Friday, March 14, 2008

14th March, 2008 All work and no play

Further to my post about being somewhat worn out, I have made the decision to have a shortbreak and then only to accept horses in on a d.i.y. basis with training sessions added as needed.The last pair of ponies are due to arrive next weekend and will be gone again, all being well by the middle of April. Fortunately these are ponies and owners that I know really well and they are always pleased with the work that I do and I like working with them. Sadly, having horses in our full time care is just not cost effective - £150 per week turns into nothing when each horse gets at least five hours training, poo-picking and all feed included and then I pay Julie for riding them and my landlord's rent. It's taken me three years to work this out - not exactly a rude awakening but a slow realisation. This winter may have put the tin hat on it: the constant battle to keep my fences together, wading through thick mud and poo-picking forever hasn't helped. My experience has been that most horses come in with a physical problem of one sort or another and that their training is rarely as straightforward (or as cheap)as everyone would hope. Despite having a range of saddles myself, saddle fitting is still a huge problem and ponies rarely come in with anything decent enough to use on them. Wherever possible, we do everything that the owner asks us to do but are left in an awkward position where we feel that the horse's welfare is being compromised for example where we asked not to put a rug on in the winter, where a barefoot horse is footy on gravelly going or the horse is simply not ready to be ridden. Just to cap it all, there are horses that don't get on with each other, pace up and down the fenceline, chew my field shelter to bits or just walk through the post and rail fencing.

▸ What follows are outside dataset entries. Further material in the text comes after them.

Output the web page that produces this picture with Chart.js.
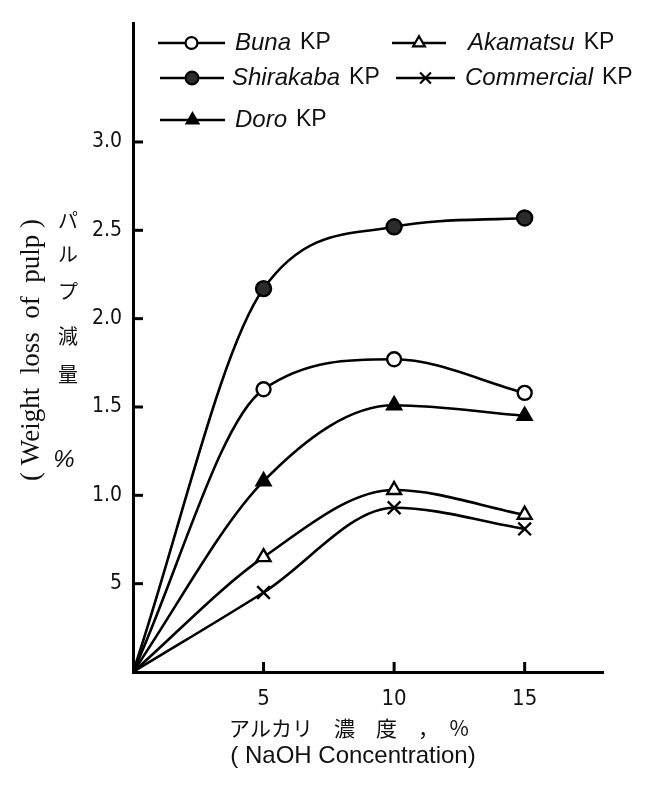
<!DOCTYPE html>
<html>
<head>
<meta charset="utf-8">
<script src="https://cdn.jsdelivr.net/npm/chart.js@4.4.1/dist/chart.umd.min.js"></script>
<style>
  html, body { margin: 0; padding: 0; background: #fff; }
  #wrap { width: 645px; height: 789px; }
</style>
</head>
<body>
<div id="wrap"><canvas id="chart" width="645" height="789"></canvas></div>
<script>
/* DATA */
const naoh = [0, 5, 10, 15];
const seriesNames = ["Buna", "Shirakaba", "Doro", "Akamatsu", "Commercial"];
const buna = [0, 1.60, 1.77, 1.58];
const shirakaba = [0, 2.17, 2.52, 2.57];
const doro = [0, 1.08, 1.51, 1.45];
const akamatsu = [0, 0.65, 1.03, 0.89];
const commercial = [0, 0.45, 0.93, 0.81];
const xTicks = [5, 10, 15];
const yTicks = [0.5, 1.0, 1.5, 2.0, 2.5, 3.0];
const yTickLabels = ["5", "1.0", "1.5", "2.0", "2.5", "3.0"];

const values = [buna, shirakaba, doro, akamatsu, commercial];

/* MARKER STYLES */
const markers = [
  { pointStyle: "circle", fill: "#fff", radius: 7 },
  { pointStyle: "circle", fill: "#2b2b2b", radius: 7.5 },
  { pointStyle: "triangle", fill: "#000", radius: 8 },
  { pointStyle: "triangle", fill: "#fff", radius: 8 },
  { pointStyle: "crossRot", fill: "#000", radius: 9 }
];

const datasets = seriesNames.map((name, i) => ({
  label: name + " KP",
  data: naoh.map((x, j) => ({ x: x, y: values[i][j] })),
  borderColor: "#000",
  borderWidth: 2.6,
  cubicInterpolationMode: "monotone",
  fill: false,
  pointStyle: markers[i].pointStyle,
  pointBackgroundColor: markers[i].fill,
  pointBorderColor: "#000",
  pointBorderWidth: 2.4,
  pointRadius: naoh.map(x => x === 0 ? 0 : markers[i].radius),
  pointHoverRadius: naoh.map(x => x === 0 ? 0 : markers[i].radius)
}));

/* LEGEND (drawn inside the plot, two columns) */
const legendSlots = [
  { ds: 0, x0: 158, x1: 225, y: 43, tx: 235 },
  { ds: 1, x0: 160, x1: 224, y: 78, tx: 232 },
  { ds: 2, x0: 160, x1: 225, y: 120, tx: 235 },
  { ds: 3, x0: 392, x1: 446, y: 43, tx: 468 },
  { ds: 4, x0: 396, x1: 455, y: 78, tx: 465 }
];

const legendPlugin = {
  id: "paperLegend",
  afterDraw(chart) {
    const ctx = chart.ctx;
    ctx.save();
    legendSlots.forEach(s => {
      const ds = chart.data.datasets[s.ds];
      const m = markers[s.ds];
      ctx.strokeStyle = "#000";
      ctx.lineWidth = 2.6;
      ctx.beginPath();
      ctx.moveTo(s.x0, s.y);
      ctx.lineTo(s.x1, s.y);
      ctx.stroke();
      ctx.fillStyle = m.fill;
      ctx.lineWidth = 2.2;
      Chart.helpers.drawPoint(ctx, {
        pointStyle: m.pointStyle,
        radius: m.radius * 0.85,
        rotation: 0,
        borderWidth: 2.2
      }, (s.x0 + s.x1) / 2, s.y);

      const name = ds.label.replace(" KP", "");
      ctx.fillStyle = "#111";
      ctx.textBaseline = "middle";
      ctx.textAlign = "left";
      ctx.font = "italic 24px 'Liberation Sans', sans-serif";
      ctx.fillText(name, s.tx, s.y);
      const w = ctx.measureText(name).width;
      ctx.font = "23px 'Liberation Sans', sans-serif";
      ctx.fillText("KP", s.tx + w + 9, s.y);
    });
    ctx.restore();
  }
};

/* INWARD TICK MARKS + AXIS TITLES */
const axisPlugin = {
  id: "paperAxes",
  afterDraw(chart) {
    const ctx = chart.ctx;
    const xs = chart.scales.x, ys = chart.scales.y;
    const area = chart.chartArea;
    ctx.save();
    ctx.strokeStyle = "#000";
    ctx.lineWidth = 3;
    xTicks.forEach(v => {
      const px = xs.getPixelForValue(v);
      ctx.beginPath();
      ctx.moveTo(px, area.bottom);
      ctx.lineTo(px, area.bottom - 10);
      ctx.stroke();
    });
    yTicks.forEach(v => {
      const py = ys.getPixelForValue(v);
      ctx.beginPath();
      ctx.moveTo(area.left, py);
      ctx.lineTo(area.left + 10, py);
      ctx.stroke();
    });

    ctx.fillStyle = "#111";
    // x title
    ctx.textBaseline = "middle";
    ctx.textAlign = "left";
    ctx.font = "21px 'Noto Sans CJK JP', sans-serif";
    ctx.fillText("アルカリ\u3000濃\u3000度\u3000，\u3000%", 229, 728);
    ctx.font = "24px 'Liberation Sans', sans-serif";
    ctx.textAlign = "center";
    ctx.fillText("( NaOH Concentration)", 353, 756);

    // y title, vertical Japanese
    ctx.font = "20px 'Noto Sans CJK JP', sans-serif";
    const jp = [["パ", 220], ["ル", 254], ["プ", 291], ["減", 336], ["量", 374]];
    jp.forEach(c => ctx.fillText(c[0], 68, c[1]));
    ctx.font = "italic 24px 'Liberation Sans', sans-serif";
    ctx.fillText("%", 64, 460);

    // y title, rotated English
    ctx.translate(32, 350);
    ctx.rotate(-Math.PI / 2);
    ctx.font = "27px 'Liberation Serif', serif";
    ctx.fillText("( Weight  loss  of  pulp )", 0, 0);
    ctx.restore();
  }
};

/* CHART */
const chart = new Chart(document.getElementById("chart"), {
  type: "line",
  data: { datasets: datasets },
  options: {
    responsive: false,
    animation: false,
    layout: { padding: { top: 12, right: 42, left: 0, bottom: 0 } },
    plugins: { legend: { display: false }, tooltip: { enabled: false } },
    scales: {
      x: {
        type: "linear",
        min: 0,
        max: 18,
        afterBuildTicks: s => { s.ticks = xTicks.map(v => ({ value: v })); },
        afterFit: s => { s.height = 117; },
        grid: { display: false, drawTicks: false },
        border: { display: true, color: "#000", width: 3 },
        ticks: {
          color: "#111",
          padding: 14,
          maxRotation: 0,
          font: { family: "'Liberation Sans Narrow', 'DejaVu Sans Condensed', sans-serif", size: 22 },
          callback: v => String(v)
        }
      },
      y: {
        type: "linear",
        min: 0,
        max: 3.67,
        afterBuildTicks: s => { s.ticks = yTicks.map(v => ({ value: v })); },
        afterFit: s => { s.width = 133; },
        grid: { display: false, drawTicks: false },
        border: { display: true, color: "#000", width: 3 },
        ticks: {
          color: "#111",
          padding: 11,
          font: { family: "'Liberation Sans Narrow', 'DejaVu Sans Condensed', sans-serif", size: 21 },
          callback: v => yTickLabels[yTicks.indexOf(v)]
        }
      }
    }
  },
  plugins: [legendPlugin, axisPlugin]
});
</script>
</body>
</html>
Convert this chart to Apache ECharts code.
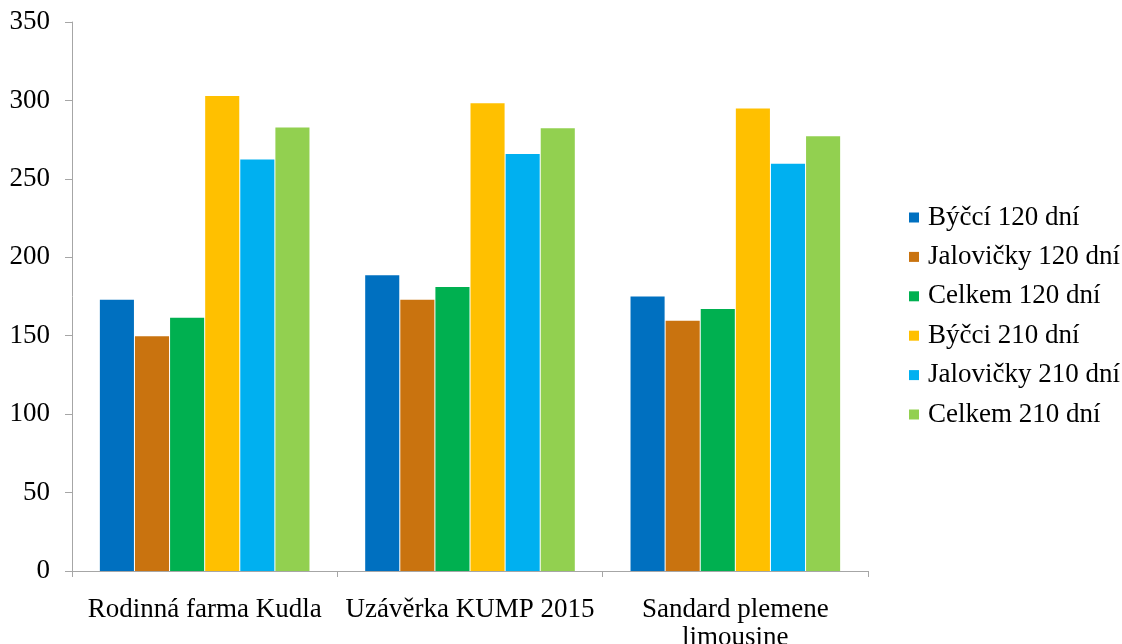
<!DOCTYPE html>
<html>
<head>
<meta charset="utf-8">
<script src="https://cdn.jsdelivr.net/npm/echarts@6/dist/echarts.min.js"></script>
<style>
  html, body { margin: 0; padding: 0; background: #fff; }
  #chart { width: 1122px; height: 644px; }
</style>
</head>
<body>
<div id="chart"></div>
<script>
// Categories (farms / reference groups)
const categories = ['Rodinná farma Kudla', 'Uzávěrka KUMP 2015', 'Sandard plemene\nlimousine'];

// Series names and values, one array per series
const seriesNames = ['Býčcí 120 dní', 'Jalovičky 120 dní', 'Celkem 120 dní', 'Býčci 210 dní', 'Jalovičky 210 dní', 'Celkem 210 dní'];
const bycci120 = [173, 188.6, 175];
const jalovicky120 = [149.6, 173, 159.6];
const celkem120 = [161.4, 181, 167];
const bycci210 = [302.9, 298.2, 294.8];
const jalovicky210 = [262.3, 265.8, 259.7];
const celkem210 = [282.7, 282.2, 277.1];
const seriesValues = [bycci120, jalovicky120, celkem120, bycci210, jalovicky210, celkem210];

// Y axis scale
const yMin = 0, yMax = 350, yStep = 50;

const colors = ['#0070C0', '#C9730F', '#00B050', '#FFC000', '#00B0F0', '#92D050'];
const font = 'Liberation Serif, Times New Roman, serif';
const axisGray = '#A6A6A6';

const chart = echarts.init(document.getElementById('chart'), null, { renderer: 'canvas' });

chart.setOption({
  animation: false,
  color: colors,
  textStyle: { fontFamily: font },
  grid: { left: 72, right: 254, top: 22, bottom: 73, containLabel: false, outerBoundsMode: 'none' },
  legend: {
    orient: 'vertical',
    left: 904,
    top: 199,
    itemWidth: 10,
    itemHeight: 10,
    itemGap: 12.4,
    icon: 'rect',
    textStyle: { fontFamily: font, fontSize: 27, color: '#000', lineHeight: 27, padding: [0, 0, 0, 4] },
    data: seriesNames
  },
  xAxis: {
    type: 'category',
    data: categories,
    axisLine: { lineStyle: { color: axisGray, width: 1 } },
    axisTick: { show: true, alignWithLabel: false, length: 6, lineStyle: { color: axisGray } },
    axisLabel: { fontFamily: font, fontSize: 27, color: '#000', margin: 25, lineHeight: 28, interval: 0 },
    splitLine: { show: false }
  },
  yAxis: {
    type: 'value',
    min: yMin,
    max: yMax,
    interval: yStep,
    axisLine: { show: true, lineStyle: { color: axisGray, width: 1 } },
    axisTick: { show: true, length: 7, lineStyle: { color: axisGray } },
    axisLabel: { fontFamily: font, fontSize: 27, color: '#000', margin: 22 },
    splitLine: { show: false }
  },
  series: seriesNames.map((name, i) => ({
    name: name,
    type: 'bar',
    data: seriesValues[i],
    barGap: '3%',
    barCategoryGap: '21%',
    itemStyle: { color: colors[i] }
  }))
});
</script>
</body>
</html>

The fantastic news is that this is taking us in an entirely new direction, supporting, assisting and training people to start their horses at home or at the yard by making sure that their horses are physically and mentally ready to be sat on for the first time. The combination of groundwork, long reining and spook-busting leads to a confident, fit and accepting horse. We can be as hands on or hands off as the owner and horse need us to be.

Back to the yard for one moment - Polly came in as a difficult loader but after just one session she was happily loading time after time: she can now load in almost blizzard conditions. Instead of downing tools and delighting in a "quick fix" her owner and I have continued to load her every day and then gone out and about on the Forest riding and long reining.

Here are the latest reviews:

I am just really grateful that you gave me the confidence to work on Bailey's 'problems' myself. Many trainers may have taken the line "Oh yes, it sounds like you need my help..." and reach for the diary! But you gave me the opportunity to persevere and we're really getting there! However, its lovely to have you as my back-up plan if I get out of my depth
NB 18.2.08

Wow Sarah the clicker training sounds so interesting (can you use it on husbands?). I can't wait to find out more (I will get the books). I have seen it used on dogs before but not horses. It sounds like you got W's attention and he must have enjoyed the 'new game'. Thank you Sarah you are such a great trainer, not just because of your multi-dimensional skills but for your insight and understanding of both horse and owner; you're wonderful. I would recommend you to anyone.
LR 26.2.08

I just wanted to say a big thank you for letting me tag along with you yesterday. I really found it incredibly interesting, and have already learned a lot from just watching you do your thing.
LF, Grazing Officer 28.2.08

Thank you for yesterday, have been in this morning working with glove and feather duster. It is great that I can again have contact with William and with your help hope to make progress
GS 28.2.08

Thank you so much for coming to see A, it was a great help and totally amazing. I am very keen to use these methods and try them out with B too,
ZY 8.3.08

The lesson was really good, the only thing I would say I would have prefered B-pony to have done something naughty in a strange roundabout way, as it would have good for me to see and learn how to recorrect his faults using the Dually.....B-pony has always been excellent in hand but yesterday he learnt very quickly and really understood of what was being asked. All people do stuff in very different ways working with horses so I picked up on a few things Sarah did which you just find yourself thinking "God I didnt think of that or I didn't realise that"....It was really good B-pony was so happy with the lesson, his body language said it all really - closed eyes licking on the lips and lowering of the head! I would recommend Sarah as much as the Dually - great talented lady.